We kicked things off with a discovery phase, where we carried out interviews with key stakeholders and recent users of policing services, including victims of crime. This allowed us to get a much clearer idea of what was needed from the project for both sets of end users. Alongside this, we also ran a number of workshops and a card sorting exercise, to lay the foundations for the build.

Throughout the Alpha phase of development we conducted continuous user research to help improve and refine the product at each stage. Once we progressed on to Beta, in-depth accessibility testing was carried out to check that all requirements were met and ensure that the platform provided a great experience for all users.

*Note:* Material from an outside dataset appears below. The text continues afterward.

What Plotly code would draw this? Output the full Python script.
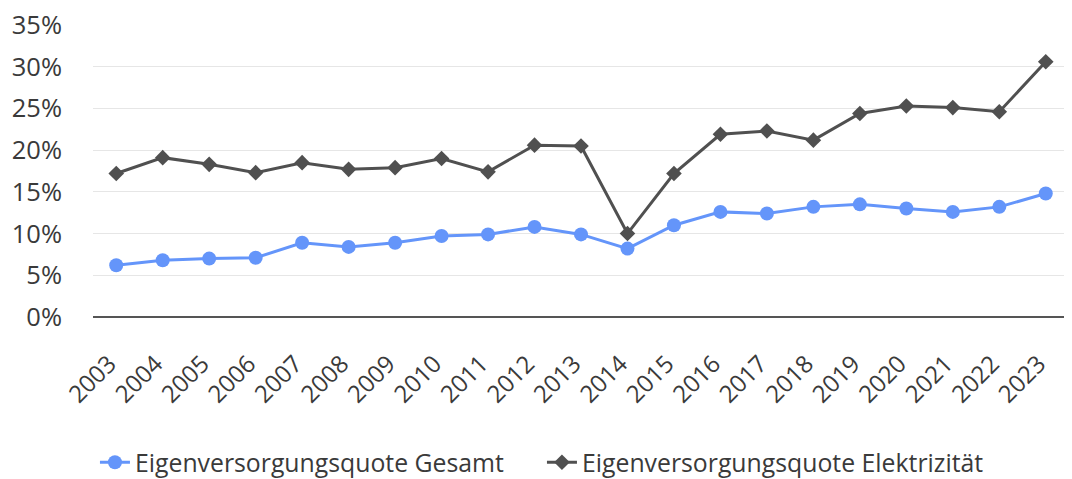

As the platform started to take shape, each of the police forces asked to include their own niche features within the build. Many of these were much too specific to their local area or were not considered a relevant user need. Our thorough user research provided us with evidence to help inform their decisions and keep the focus on a national platform.

Alongside development, we also needed to create a single set of guidelines that could be applied on a national level and a library of shared content, to ensure a consistent user experience across all sites. Both forces already had in-house style guides and a wealth of their own content, which all needed to be taken into account and considered as we moved forward.

Close collaboration between all parties was essential to ensure progress, as we had to take into account the views of a large number of stakeholders. We worked with both forces to collate and prioritise their existing content, and from this produced a more focused site map that formed the basis for the platform and the library of national shared content. A clear and concise set of guidelines were created outlining tone of voice, grammar and the use of plain English. These guidelines can easily be followed by anyone, even members of staff without formal content training.

A significant challenge was passing the Government Digital Service (GDS) assessment. Without gaining a pass, the platform could not be pushed live, so it was critical to our success. To achieve this, we had to continually ensure we met all of the set criteria and show that our service was consistent with GOV.UK.

Results

We built two highly functional force websites and showed a working proof of concept for a national platform that could replace all 43 force websites in the UK.

Alongside the immediate benefits of having a well written and designed website, Thames Valley Police and Hampshire Constabulary were also buying into a better experience for visitors, that had been meticulously tested with real users and driven by GDS best practices.

“The implementation has been very well received within Hampshire Constabulary. In our department it is much loved as it is so much faster and easier to create good looking content. I honestly believe we have a fantastic product and, although it was all RKH’s work really, I am proud to have been part of it.” - Adam Quantrill, eBusiness Officer Hampshire Constabulary.